## START

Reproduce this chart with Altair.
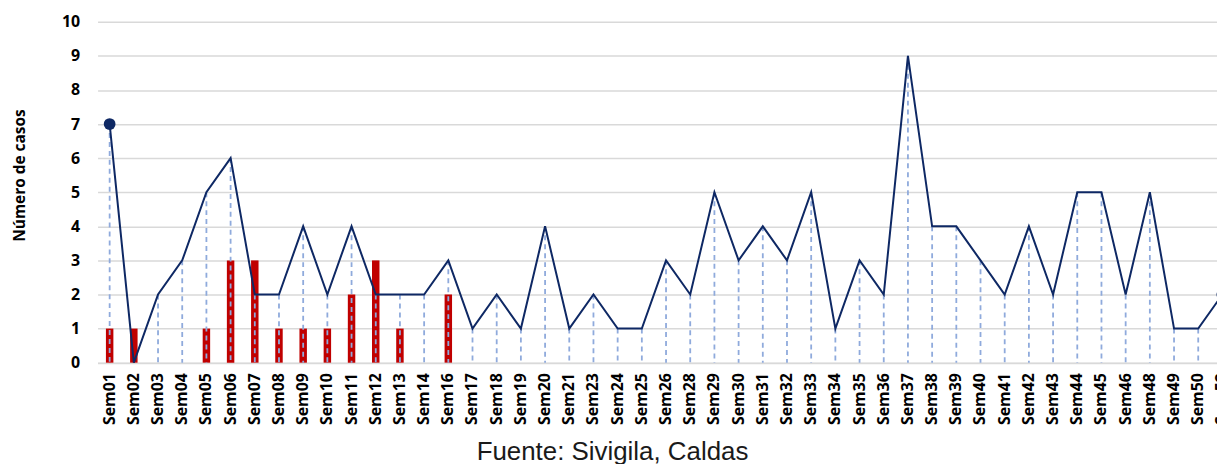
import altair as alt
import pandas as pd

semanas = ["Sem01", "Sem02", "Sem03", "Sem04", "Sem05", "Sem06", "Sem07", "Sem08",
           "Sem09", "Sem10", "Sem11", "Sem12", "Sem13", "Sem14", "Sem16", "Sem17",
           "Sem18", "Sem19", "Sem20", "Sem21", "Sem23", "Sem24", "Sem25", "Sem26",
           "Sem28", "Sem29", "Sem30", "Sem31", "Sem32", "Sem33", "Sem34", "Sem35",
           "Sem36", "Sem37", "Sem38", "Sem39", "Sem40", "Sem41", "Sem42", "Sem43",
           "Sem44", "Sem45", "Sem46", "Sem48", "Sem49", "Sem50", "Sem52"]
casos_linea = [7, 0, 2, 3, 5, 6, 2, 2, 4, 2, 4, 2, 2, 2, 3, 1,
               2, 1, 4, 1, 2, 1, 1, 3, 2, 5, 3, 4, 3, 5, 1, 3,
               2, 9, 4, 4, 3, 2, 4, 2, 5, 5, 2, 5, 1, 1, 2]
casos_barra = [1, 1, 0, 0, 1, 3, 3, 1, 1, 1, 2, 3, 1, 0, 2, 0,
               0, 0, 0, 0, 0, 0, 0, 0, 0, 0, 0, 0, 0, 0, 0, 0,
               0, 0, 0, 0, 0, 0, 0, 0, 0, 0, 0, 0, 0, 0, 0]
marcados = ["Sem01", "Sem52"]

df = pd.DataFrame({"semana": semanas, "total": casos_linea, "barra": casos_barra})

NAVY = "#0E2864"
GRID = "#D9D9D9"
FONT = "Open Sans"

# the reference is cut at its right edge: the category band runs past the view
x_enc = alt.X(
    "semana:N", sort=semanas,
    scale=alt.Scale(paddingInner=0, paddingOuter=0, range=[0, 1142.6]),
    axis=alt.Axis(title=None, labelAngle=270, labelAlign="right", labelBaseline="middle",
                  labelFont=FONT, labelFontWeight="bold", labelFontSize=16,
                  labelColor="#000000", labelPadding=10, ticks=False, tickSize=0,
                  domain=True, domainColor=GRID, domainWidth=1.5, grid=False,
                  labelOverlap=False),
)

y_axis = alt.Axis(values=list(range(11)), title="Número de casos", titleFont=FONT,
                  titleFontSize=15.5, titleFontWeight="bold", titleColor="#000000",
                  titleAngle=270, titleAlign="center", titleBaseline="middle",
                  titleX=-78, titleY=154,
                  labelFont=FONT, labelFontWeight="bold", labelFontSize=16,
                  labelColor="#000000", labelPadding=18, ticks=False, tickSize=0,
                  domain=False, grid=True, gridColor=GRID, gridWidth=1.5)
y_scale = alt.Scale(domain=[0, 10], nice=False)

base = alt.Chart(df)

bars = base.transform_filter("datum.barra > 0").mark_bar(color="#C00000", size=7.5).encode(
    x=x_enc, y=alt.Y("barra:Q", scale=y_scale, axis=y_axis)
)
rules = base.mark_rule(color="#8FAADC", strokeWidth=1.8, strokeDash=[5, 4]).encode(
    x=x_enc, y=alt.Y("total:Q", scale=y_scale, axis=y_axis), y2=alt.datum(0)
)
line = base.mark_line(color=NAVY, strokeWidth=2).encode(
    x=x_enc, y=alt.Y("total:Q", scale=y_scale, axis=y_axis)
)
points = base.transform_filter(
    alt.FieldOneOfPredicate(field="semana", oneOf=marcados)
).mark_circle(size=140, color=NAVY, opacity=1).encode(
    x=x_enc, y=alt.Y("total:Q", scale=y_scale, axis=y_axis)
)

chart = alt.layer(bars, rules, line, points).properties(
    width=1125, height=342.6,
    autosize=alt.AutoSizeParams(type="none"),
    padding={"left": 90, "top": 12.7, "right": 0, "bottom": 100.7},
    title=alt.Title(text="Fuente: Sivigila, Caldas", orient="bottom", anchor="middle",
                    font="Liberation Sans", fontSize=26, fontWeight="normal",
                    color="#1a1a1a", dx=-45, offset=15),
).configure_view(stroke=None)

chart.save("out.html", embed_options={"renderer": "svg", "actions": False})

## END

Quote the material word for word, dropping any images it holds.

Reproduce this chart with Altair.
import altair as alt
import pandas as pd

semanas = ["Sem01", "Sem02", "Sem03", "Sem04", "Sem05", "Sem06", "Sem07", "Sem08",
           "Sem09", "Sem10", "Sem11", "Sem12", "Sem13", "Sem14", "Sem16", "Sem17",
           "Sem18", "Sem19", "Sem20", "Sem21", "Sem23", "Sem24", "Sem25", "Sem26",
           "Sem28", "Sem29", "Sem30", "Sem31", "Sem32", "Sem33", "Sem34", "Sem35",
           "Sem36", "Sem37", "Sem38", "Sem39", "Sem40", "Sem41", "Sem42", "Sem43",
           "Sem44", "Sem45", "Sem46", "Sem48", "Sem49", "Sem50", "Sem52"]
casos_linea = [7, 0, 2, 3, 5, 6, 2, 2, 4, 2, 4, 2, 2, 2, 3, 1,
               2, 1, 4, 1, 2, 1, 1, 3, 2, 5, 3, 4, 3, 5, 1, 3,
               2, 9, 4, 4, 3, 2, 4, 2, 5, 5, 2, 5, 1, 1, 2]
casos_barra = [1, 1, 0, 0, 1, 3, 3, 1, 1, 1, 2, 3, 1, 0, 2, 0,
               0, 0, 0, 0, 0, 0, 0, 0, 0, 0, 0, 0, 0, 0, 0, 0,
               0, 0, 0, 0, 0, 0, 0, 0, 0, 0, 0, 0, 0, 0, 0]
marcados = ["Sem01", "Sem52"]

df = pd.DataFrame({"semana": semanas, "total": casos_linea, "barra": casos_barra})

NAVY = "#0E2864"
GRID = "#D9D9D9"
FONT = "Open Sans"

# the reference is cut at its right edge: the category band runs past the view
x_enc = alt.X(
    "semana:N", sort=semanas,
    scale=alt.Scale(paddingInner=0, paddingOuter=0, range=[0, 1142.6]),
    axis=alt.Axis(title=None, labelAngle=270, labelAlign="right", labelBaseline="middle",
                  labelFont=FONT, labelFontWeight="bold", labelFontSize=16,
                  labelColor="#000000", labelPadding=10, ticks=False, tickSize=0,
                  domain=True, domainColor=GRID, domainWidth=1.5, grid=False,
                  labelOverlap=False),
)

y_axis = alt.Axis(values=list(range(11)), title="Número de casos", titleFont=FONT,
                  titleFontSize=15.5, titleFontWeight="bold", titleColor="#000000",
                  titleAngle=270, titleAlign="center", titleBaseline="middle",
                  titleX=-78, titleY=154,
                  labelFont=FONT, labelFontWeight="bold", labelFontSize=16,
                  labelColor="#000000", labelPadding=18, ticks=False, tickSize=0,
                  domain=False, grid=True, gridColor=GRID, gridWidth=1.5)
y_scale = alt.Scale(domain=[0, 10], nice=False)

base = alt.Chart(df)

bars = base.transform_filter("datum.barra > 0").mark_bar(color="#C00000", size=7.5).encode(
    x=x_enc, y=alt.Y("barra:Q", scale=y_scale, axis=y_axis)
)
rules = base.mark_rule(color="#8FAADC", strokeWidth=1.8, strokeDash=[5, 4]).encode(
    x=x_enc, y=alt.Y("total:Q", scale=y_scale, axis=y_axis), y2=alt.datum(0)
)
line = base.mark_line(color=NAVY, strokeWidth=2).encode(
    x=x_enc, y=alt.Y("total:Q", scale=y_scale, axis=y_axis)
)
points = base.transform_filter(
    alt.FieldOneOfPredicate(field="semana", oneOf=marcados)
).mark_circle(size=140, color=NAVY, opacity=1).encode(
    x=x_enc, y=alt.Y("total:Q", scale=y_scale, axis=y_axis)
)

chart = alt.layer(bars, rules, line, points).properties(
    width=1125, height=342.6,
    autosize=alt.AutoSizeParams(type="none"),
    padding={"left": 90, "top": 12.7, "right": 0, "bottom": 100.7},
    title=alt.Title(text="Fuente: Sivigila, Caldas", orient="bottom", anchor="middle",
                    font="Liberation Sans", fontSize=26, fontWeight="normal",
                    color="#1a1a1a", dx=-45, offset=15),
).configure_view(stroke=None)

chart.save("out.html", embed_options={"renderer": "svg", "actions": False})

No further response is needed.